Não há notícia de ter recebido em Manaus qualquer recepção festiva. Compreende-se... Utilizamos a expressão de Alberto Rangel: “As roupas de Euclides desconheciam os recortes da tesoura de Pool...” Pensa demorar-se apenas pouco mais de um mês, devido a desarranjos nas lanchas da missão peruana. Sua estada, porém, foi dilatada por três longos anos (sic).
Isola-se no bairro hoje conhecido por Adrianópolis, numa casinhola, que “sobranceava o mar de frondes e o algodoal de névoas” (Rangel). Na cidade somente procura um ponto – os Correios, onde deposita carta e mais cartas e parentes, intelectuais e amigos.
Entre as primeiras missivas do ano novo de 1905, duas são endereçadas a Afonso Arinos e a José Veríssimo. A este reclama o calor de 30° à sombra – dizendo o seguinte: “quem resiste a tal clima tem nos músculos da elástica firmeza das fibras dos buritis e nas artérias o sangue frio das sucuruiubas”. E adianta: “Levo – nesta Meca tumultuária dos seringueiros – vida perturbada e fatigante”. E escreve sonetos.

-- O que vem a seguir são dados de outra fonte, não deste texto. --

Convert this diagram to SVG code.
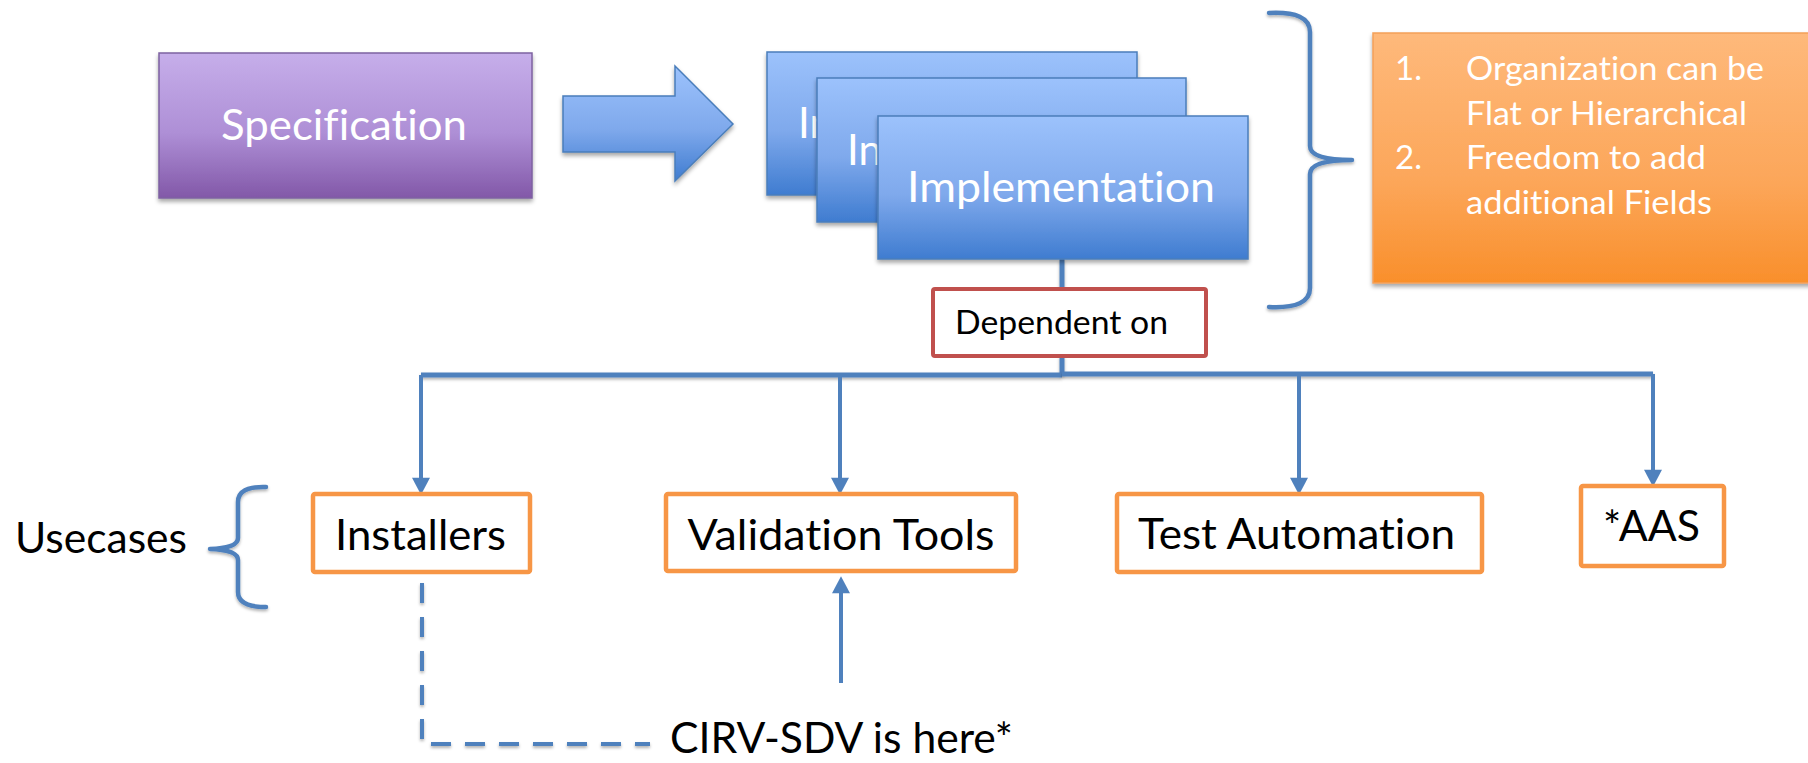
<svg xmlns="http://www.w3.org/2000/svg" width="1808" height="763" viewBox="0 0 1808 763">
<style>
.t{font-family:Lato,"Open Sans","DejaVu Sans",sans-serif;font-variant-ligatures:none}
.w{fill:#ffffff}
.k{fill:#000000}
.conn{stroke:#4F81BD;fill:none;stroke-width:4}
.bus{stroke:#4F81BD;fill:none;stroke-width:5}
.ob{fill:#ffffff;stroke:#F79646;stroke-width:4.5}
.impl{fill:url(#gBlue);stroke:#4A7EBB;stroke-width:1.5}
.brace{stroke:#4F81BD;fill:none;stroke-width:4.5;stroke-linecap:round;stroke-linejoin:round}
</style>
<defs>
<linearGradient id="gPurple" x1="0" y1="0" x2="0" y2="1">
<stop offset="0" stop-color="#C6AEEA"/><stop offset="0.55" stop-color="#AE8FD6"/><stop offset="1" stop-color="#8258A8"/>
</linearGradient>
<linearGradient id="gBlue" x1="0" y1="0" x2="0" y2="1">
<stop offset="0" stop-color="#9CC2FC"/><stop offset="0.55" stop-color="#7FA9EC"/><stop offset="1" stop-color="#3F7CD0"/>
</linearGradient>
<linearGradient id="gOrange" x1="0" y1="0" x2="0" y2="1">
<stop offset="0" stop-color="#FEB97B"/><stop offset="0.6" stop-color="#FCA659"/><stop offset="1" stop-color="#F98F2B"/>
</linearGradient>
<filter id="sh" x="-10%" y="-10%" width="120%" height="130%">
<feDropShadow dx="0" dy="3" stdDeviation="2" flood-color="#000" flood-opacity="0.35"/>
</filter>
<filter id="shl" filterUnits="userSpaceOnUse" x="0" y="0" width="1808" height="763">
<feDropShadow dx="0" dy="2" stdDeviation="1.5" flood-color="#000" flood-opacity="0.3"/>
</filter>
<marker id="ah" markerUnits="userSpaceOnUse" markerWidth="18" markerHeight="18" viewBox="0 0 16 17" refX="3" refY="8.5" orient="auto">
<path d="M0,0 L16,8.5 L0,17 z" fill="#4F81BD"/>
</marker>
<clipPath id="c1"><rect x="767" y="52" width="50" height="143"/></clipPath>
<clipPath id="c2"><rect x="817" y="78" width="61" height="144"/></clipPath>
</defs>

<g id="connectors">
<path class="bus" filter="url(#shl)" d="M1062,259 V289"/>
<path class="bus" filter="url(#shl)" d="M1062,356 V375"/>
<path class="bus" filter="url(#shl)" d="M1062,375 H421"/>
<path class="bus" filter="url(#shl)" d="M1062,374 H1653"/>
<path class="conn" marker-end="url(#ah)" d="M421,375 V481"/>
<path class="conn" marker-end="url(#ah)" d="M840,375 V481"/>
<path class="conn" marker-end="url(#ah)" d="M1299,374 V481"/>
<path class="conn" marker-end="url(#ah)" d="M1653,374 V473"/>
<path class="conn" marker-end="url(#ah)" d="M841,683 V590"/>
<path class="conn" filter="url(#shl)" stroke-dasharray="20 14" d="M422,583 V744 H650"/>
</g>

<g id="specification">
<rect x="159" y="53" width="373" height="145" fill="url(#gPurple)" stroke="#7E62A1" stroke-width="1.5" filter="url(#sh)"/>
<text class="t w" x="344" y="140" font-size="42" text-anchor="middle" textLength="246" lengthAdjust="spacingAndGlyphs">Specification</text>
</g>

<g id="arrow">
<polygon points="563,96 675,96 675,66 733,124 675,181 675,152 563,152" fill="url(#gBlue)" stroke="#4A7EBB" stroke-width="1.5" filter="url(#sh)"/>
</g>

<g id="implementation-1">
<rect class="impl" x="767" y="52" width="370" height="143" filter="url(#sh)"/>
<text class="t w" x="798" y="138" font-size="42" clip-path="url(#c1)">Im</text>
</g>
<g id="implementation-2">
<rect class="impl" x="817" y="78" width="369" height="144" filter="url(#sh)"/>
<text class="t w" x="847" y="165" font-size="42" clip-path="url(#c2)">In</text>
</g>
<g id="implementation-3">
<rect class="impl" x="878" y="116" width="370" height="143" filter="url(#sh)"/>
<text class="t w" x="907" y="202" font-size="42" textLength="308" lengthAdjust="spacingAndGlyphs">Implementation</text>
</g>

<g id="brace-right">
<path class="brace" filter="url(#shl)" d="M1269,13 Q1310,11 1310,32 L1310,146 Q1310,160 1352,160 Q1310,160 1310,174 L1310,288 Q1310,309 1269,307"/>
</g>

<g id="notes">
<rect x="1373" y="33" width="450" height="250" fill="url(#gOrange)" stroke="#F3A05A" stroke-width="1.5" filter="url(#sh)"/>
<text class="t w" font-size="33">
<tspan x="1395" y="80">1.</tspan>
<tspan x="1466" y="80" textLength="298" lengthAdjust="spacingAndGlyphs">Organization can be</tspan>
<tspan x="1466" y="125" textLength="281" lengthAdjust="spacingAndGlyphs">Flat or Hierarchical</tspan>
<tspan x="1395" y="169">2.</tspan>
<tspan x="1466" y="169" textLength="240" lengthAdjust="spacingAndGlyphs">Freedom to add</tspan>
<tspan x="1466" y="214" textLength="246" lengthAdjust="spacingAndGlyphs">additional Fields</tspan>
</text>
</g>

<g id="dependent-on">
<rect x="933" y="289" width="273" height="67" rx="2" fill="#ffffff" stroke="#C0504D" stroke-width="4"/>
<text class="t k" x="955" y="334" font-size="32.5" textLength="213" lengthAdjust="spacingAndGlyphs">Dependent on</text>
</g>

<g id="usecases">
<text class="t k" x="15" y="553" font-size="42" textLength="172" lengthAdjust="spacingAndGlyphs">Usecases</text>
<path class="brace" filter="url(#shl)" d="M266,487 Q238,486 238,502 L238,538 Q238,548 210,549 Q238,550 238,560 L238,592 Q238,607 266,607"/>
</g>

<g id="installers">
<rect class="ob" x="313" y="494" width="217" height="78" rx="2"/>
<text class="t k" x="420.5" y="550" font-size="42" text-anchor="middle" textLength="171" lengthAdjust="spacingAndGlyphs">Installers</text>
</g>

<g id="validation-tools">
<rect class="ob" x="666" y="494" width="350" height="77" rx="2"/>
<text class="t k" x="841" y="550" font-size="42" text-anchor="middle" textLength="307" lengthAdjust="spacingAndGlyphs">Validation Tools</text>
</g>

<g id="test-automation">
<rect class="ob" x="1117" y="494" width="365" height="78" rx="2"/>
<text class="t k" x="1296.5" y="549" font-size="42" text-anchor="middle" textLength="317" lengthAdjust="spacingAndGlyphs">Test Automation</text>
</g>

<g id="aas">
<rect class="ob" x="1581" y="486" width="143" height="80" rx="2"/>
<text class="t k" x="1651.5" y="541" font-size="42" text-anchor="middle" textLength="97" lengthAdjust="spacingAndGlyphs">*AAS</text>
</g>

<g id="cirv-sdv">
<text class="t k" x="670" y="753" font-size="42" textLength="343" lengthAdjust="spacingAndGlyphs">CIRV-SDV is here*</text>
</g>
</svg>
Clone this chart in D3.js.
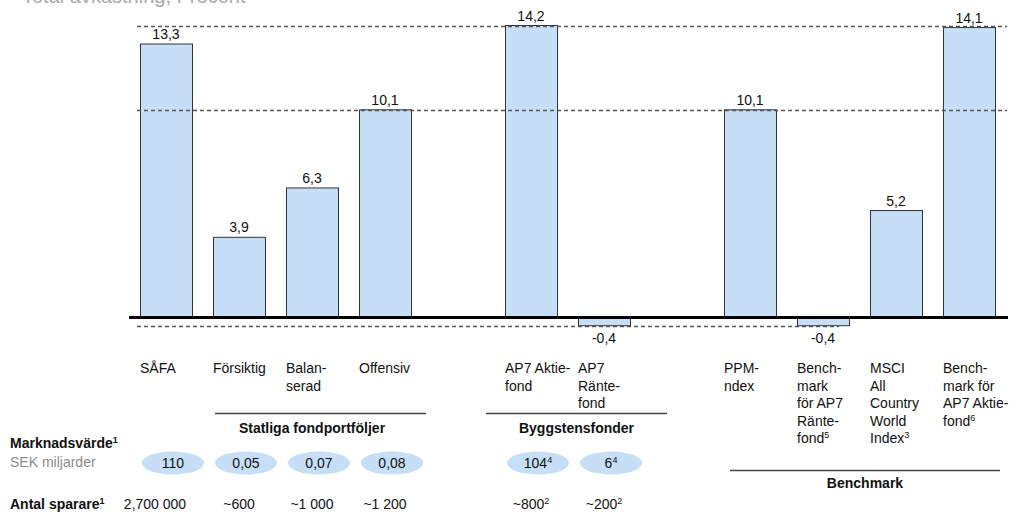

Em março envia longa carta a Machado de Assis, avisando-lhe que havia remetido os votos para vagas ocorridas na Academia de Letras: Souza Bandeira para a de Martins Júnior e para a vaga de José do Patrocínio dois nomes, o do poeta Vicente de Carvalho e o do escritor Heráclito Graça. E confessa o seu mal-estar: “não posso contar as preocupações que me lavram o espírito”.
Coelho Neto, outro grande amigo e confrade da Academia, distinguindo com várias epístolas. Quando Euclides veio a falecer foi o primeiro a se lembrar da sua passagem em Manaus, exibindo a um dos jornais do Rio de Janeiro a preciosa correspondência declarando, em sua entrevista: “São trechos de uma grande existência de poucos anos”.
Dirige-se também a Alberto Rangel, desta vez para participar a sua ida para o Acre, com a frota de duas lanchas, um batelão e seis canoas, ancorada no igarapé de São Raimundo. Não se esquece do Rio Negro: “Nunca imaginei que este rio morto, escondesse, traiçoeiramente, ondas tão desabridas”. Vale dizer que a expressão “rio morto”, dada ao Negro, é bem antiga em nossa bibliografia, figurando no livro de viagem do casal Agassiz e repontando na carta de Euclides por lhe ser familiar a literatura estrangeira sobre o Amazonas. A 5 de abril parte para as nascentes do Purus. Chega a 15 de maio em Boca do Acre, e a 25, na foz do Chandless. A 3 de junho no Curanja, rio fronteiriço, verifica-se o episódio do seu simbólico protesto contra a ausência da bandeira brasileira.

Tremendamente nervoso, deveria ter sentido, nessa viagem, os mais fortes choques. E alucinações visuais e auditivas, tal era a solidão. Depois de trinta anos, recorda um dos seus companheiros:  Euclides, após as observações astronômicas, “ouvia e via, à noite”... um vulto de mulher, nada amorosa, porém, muito sublime, a chamá-lo. Apresentava-se vestida elegantemente tendo na cabeça uma espécie de barrete, a semelhança da figura com que simbolizamos a República, a dizer-lhe sempre: Olhe!.
As impressões e apontamentos da sua viagem podem ser lidos nos livros A margem da história e Contrastes e confrontos. Sendo que os resultados técnicos dos seus estudos estão enfeixados no Relatório apresentado ao Itamarati e na sua obra Peru versus Bolívia. Em 23 de outubro [1905] regressa a Manaus, onde, dias depois, publica um relato da expedição para o público amazonense nas páginas do Jornal do Commercio, documento que vem a ser mais tarde estampado em vários órgãos cariocas.

Em dezembro, finalmente, encerra a sua missão oficial no Amazonas. Lavrada a ata de encerramento dos trabalhos, deixa a nossa cidade. A Amazônia continuou, porém, a preocupar-lhe o espírito. Querem a sua volta. Oferecem-lhe os cargos de prefeito do Acre e de inspetor da Madeira-Mamoré. Rejeita a ambos, pois estava empenhado em escrever outro livro-vingança, do porte de Os Sertões, sua obra imortal.
Quando se aproxima tragicamente a morte, Euclides se ocupava em dar aumentos (sic) de Lógica e em rever as provas tipográficas de seu livro póstumo – A margem da História –, editado em Portugal, onde se encontram as mais cores expressivas páginas escritas sobre o Amazonas.